Identify all lines in the data containing the string "this". Copy them out.

**Supplied records**
::::::::::

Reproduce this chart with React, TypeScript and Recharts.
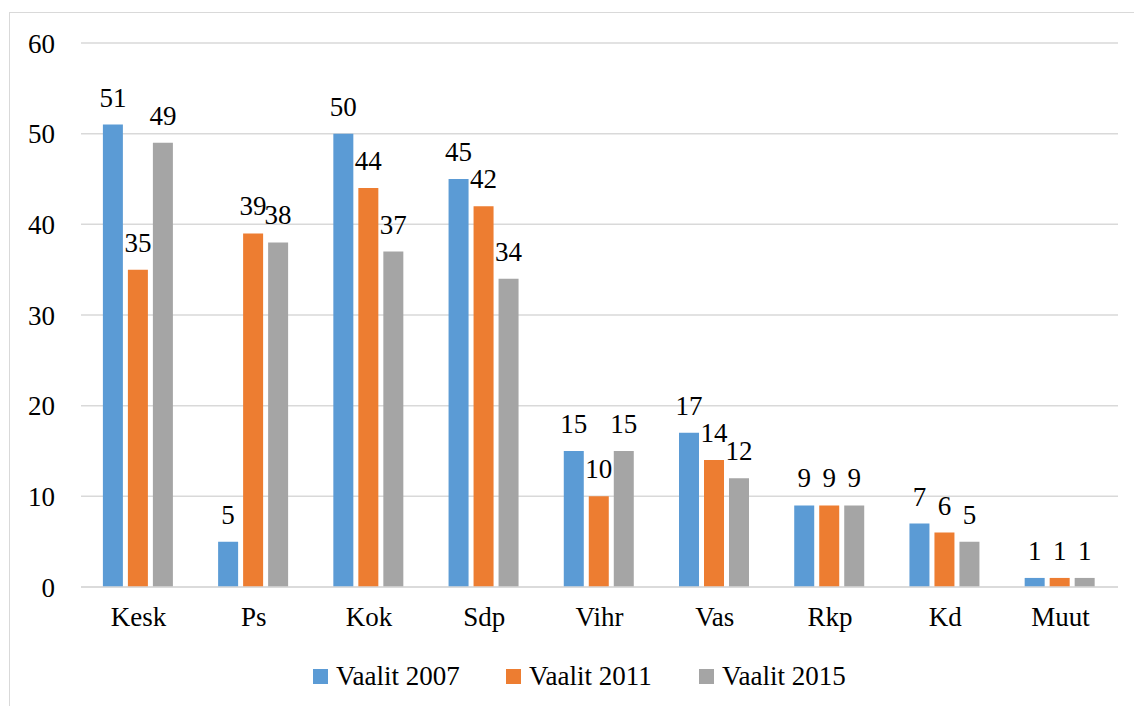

::::::::::

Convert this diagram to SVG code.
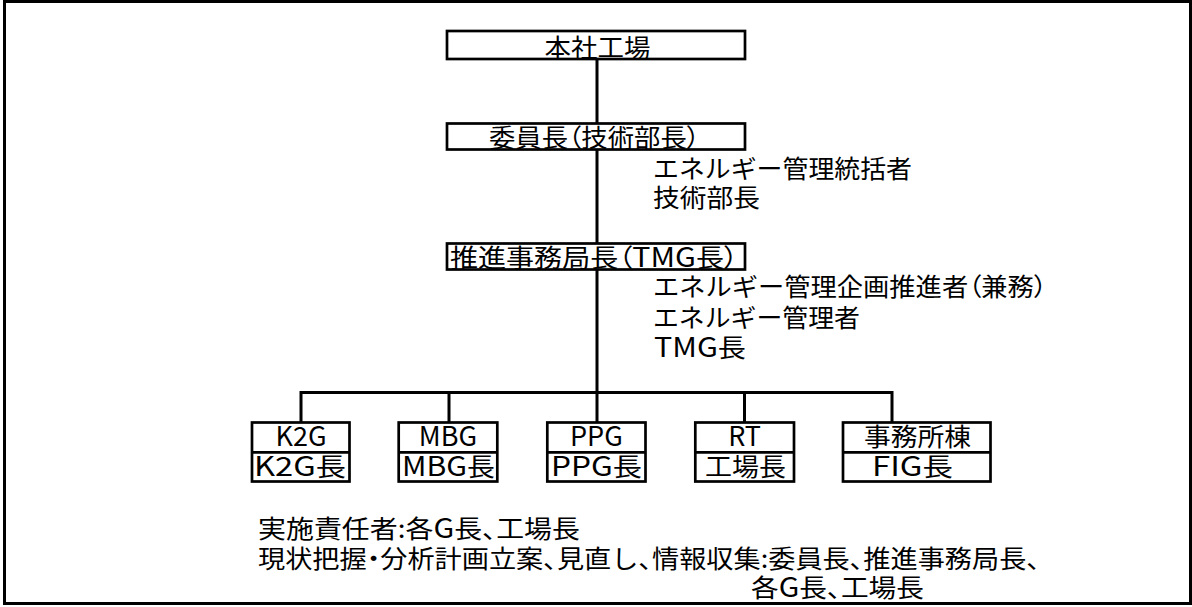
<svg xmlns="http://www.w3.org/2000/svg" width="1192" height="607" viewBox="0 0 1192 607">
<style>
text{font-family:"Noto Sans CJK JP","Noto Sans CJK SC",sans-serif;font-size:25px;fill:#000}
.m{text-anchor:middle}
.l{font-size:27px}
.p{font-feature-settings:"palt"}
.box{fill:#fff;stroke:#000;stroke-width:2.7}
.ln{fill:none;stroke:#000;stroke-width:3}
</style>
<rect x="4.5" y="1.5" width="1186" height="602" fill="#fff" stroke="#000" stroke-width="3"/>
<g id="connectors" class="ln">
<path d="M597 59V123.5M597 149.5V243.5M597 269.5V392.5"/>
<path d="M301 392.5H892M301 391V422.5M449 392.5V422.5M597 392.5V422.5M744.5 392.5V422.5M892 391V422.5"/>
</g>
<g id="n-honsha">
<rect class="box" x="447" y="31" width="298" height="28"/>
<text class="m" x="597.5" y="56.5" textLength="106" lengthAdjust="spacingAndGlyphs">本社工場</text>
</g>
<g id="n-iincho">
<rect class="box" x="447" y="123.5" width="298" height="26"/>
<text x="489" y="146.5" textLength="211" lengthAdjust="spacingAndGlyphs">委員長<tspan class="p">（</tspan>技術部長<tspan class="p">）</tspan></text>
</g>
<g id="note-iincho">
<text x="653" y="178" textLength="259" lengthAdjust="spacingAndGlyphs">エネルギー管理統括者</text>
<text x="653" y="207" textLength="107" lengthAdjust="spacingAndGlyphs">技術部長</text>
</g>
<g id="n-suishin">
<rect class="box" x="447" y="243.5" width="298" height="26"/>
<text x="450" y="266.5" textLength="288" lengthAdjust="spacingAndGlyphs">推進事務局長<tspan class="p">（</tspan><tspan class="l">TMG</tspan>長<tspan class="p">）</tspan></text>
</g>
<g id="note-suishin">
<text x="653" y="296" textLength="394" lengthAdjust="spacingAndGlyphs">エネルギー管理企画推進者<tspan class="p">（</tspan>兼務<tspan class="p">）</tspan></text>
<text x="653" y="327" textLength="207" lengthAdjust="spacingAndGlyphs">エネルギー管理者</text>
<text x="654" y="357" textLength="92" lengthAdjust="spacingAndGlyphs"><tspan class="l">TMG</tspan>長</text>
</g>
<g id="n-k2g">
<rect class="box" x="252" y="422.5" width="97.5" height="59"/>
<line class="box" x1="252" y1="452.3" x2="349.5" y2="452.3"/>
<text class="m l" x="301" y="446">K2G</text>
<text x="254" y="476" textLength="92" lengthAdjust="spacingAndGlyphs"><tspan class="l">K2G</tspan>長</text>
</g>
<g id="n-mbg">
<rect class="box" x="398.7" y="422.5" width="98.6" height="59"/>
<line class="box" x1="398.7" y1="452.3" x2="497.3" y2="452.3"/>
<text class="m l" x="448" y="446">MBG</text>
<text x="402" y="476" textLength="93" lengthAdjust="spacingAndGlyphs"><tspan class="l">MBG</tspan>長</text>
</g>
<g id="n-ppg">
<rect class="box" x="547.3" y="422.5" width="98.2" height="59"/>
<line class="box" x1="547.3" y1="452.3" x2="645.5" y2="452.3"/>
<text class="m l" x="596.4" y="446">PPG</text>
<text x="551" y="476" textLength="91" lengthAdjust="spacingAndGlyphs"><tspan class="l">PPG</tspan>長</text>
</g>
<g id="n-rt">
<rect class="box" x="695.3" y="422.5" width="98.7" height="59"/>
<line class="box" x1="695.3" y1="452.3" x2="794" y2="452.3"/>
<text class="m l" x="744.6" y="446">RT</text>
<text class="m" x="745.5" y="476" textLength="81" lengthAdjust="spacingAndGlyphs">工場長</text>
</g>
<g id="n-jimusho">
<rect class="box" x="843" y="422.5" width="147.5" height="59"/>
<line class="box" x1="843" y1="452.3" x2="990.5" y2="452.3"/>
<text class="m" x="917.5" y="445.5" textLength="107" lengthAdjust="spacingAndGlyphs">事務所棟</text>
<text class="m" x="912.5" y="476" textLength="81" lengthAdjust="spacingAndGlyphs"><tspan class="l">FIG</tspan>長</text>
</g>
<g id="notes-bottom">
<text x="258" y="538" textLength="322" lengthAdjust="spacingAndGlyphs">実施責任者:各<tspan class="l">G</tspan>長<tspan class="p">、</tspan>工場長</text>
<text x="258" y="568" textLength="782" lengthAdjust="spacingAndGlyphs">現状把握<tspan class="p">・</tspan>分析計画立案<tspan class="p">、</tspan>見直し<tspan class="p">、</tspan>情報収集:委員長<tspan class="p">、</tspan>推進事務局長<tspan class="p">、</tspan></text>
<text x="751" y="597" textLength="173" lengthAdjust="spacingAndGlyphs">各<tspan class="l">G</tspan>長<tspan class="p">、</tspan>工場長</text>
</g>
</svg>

::::::::::

**Solved problem**
Reproduce this chart with React, TypeScript and Recharts.
Convert this diagram to SVG code.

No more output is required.